The site is open from 10 am, Thursdays to Mondays in July and August. It is only open at weekends in April, May, June, September and October.

Terrain

Largely flat

Detailed Description

The following is from the Register of Parks and Gardens of Special Historic Interest. For the most up-to-date Register entry, please visit the The National Heritage List for England (NHLE):

www.historicengland.org.uk/listing/the-list

Extensive and complex formal pleasure grounds and park around a country mansion. Main phases early C18 and early C19, utilising late C17 base, with mid C18 work by Lancelot Brown.

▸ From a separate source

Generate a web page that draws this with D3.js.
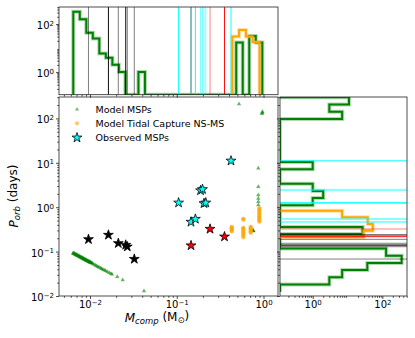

NOTE This entry is a summary. Because of the complexity of this site, the standard Register entry format would convey neither an adequate description nor a satisfactory account of the development of the landscape. The user is advised to consult the references given below for more detailed accounts. Many Listed Buildings exist within the site, not all of which have been here referred to. Descriptions of these are to be found in the List of Buildings of Special Architectural or Historic Interest produced by the Department of Culture, Media and Sport.

SUMMARY DESCRIPTION

Wrest Park lies 14km south of Bedford, on the eastern edge of the village of Silsoe, on the Greensand Ridge of low hills. The c 380ha site is bounded to the west by Silsoe and the old route of the A6 Bedford to London road and on the other sides largely by agricultural land, parts of the boundary being marked by a stone wall. The late C20 A6 Silsoe by-pass cuts through the west edge of the park, set in a cutting to the north and on a low embankment to the south. The park and garden are largely level, except for the rise to the east which includes Kempson's Park and Cain Hill. The site offers views of the villages of Upper and Lower Gravenhurst from the higher ground to the east and the east drive, together with views of the low hills to north and south.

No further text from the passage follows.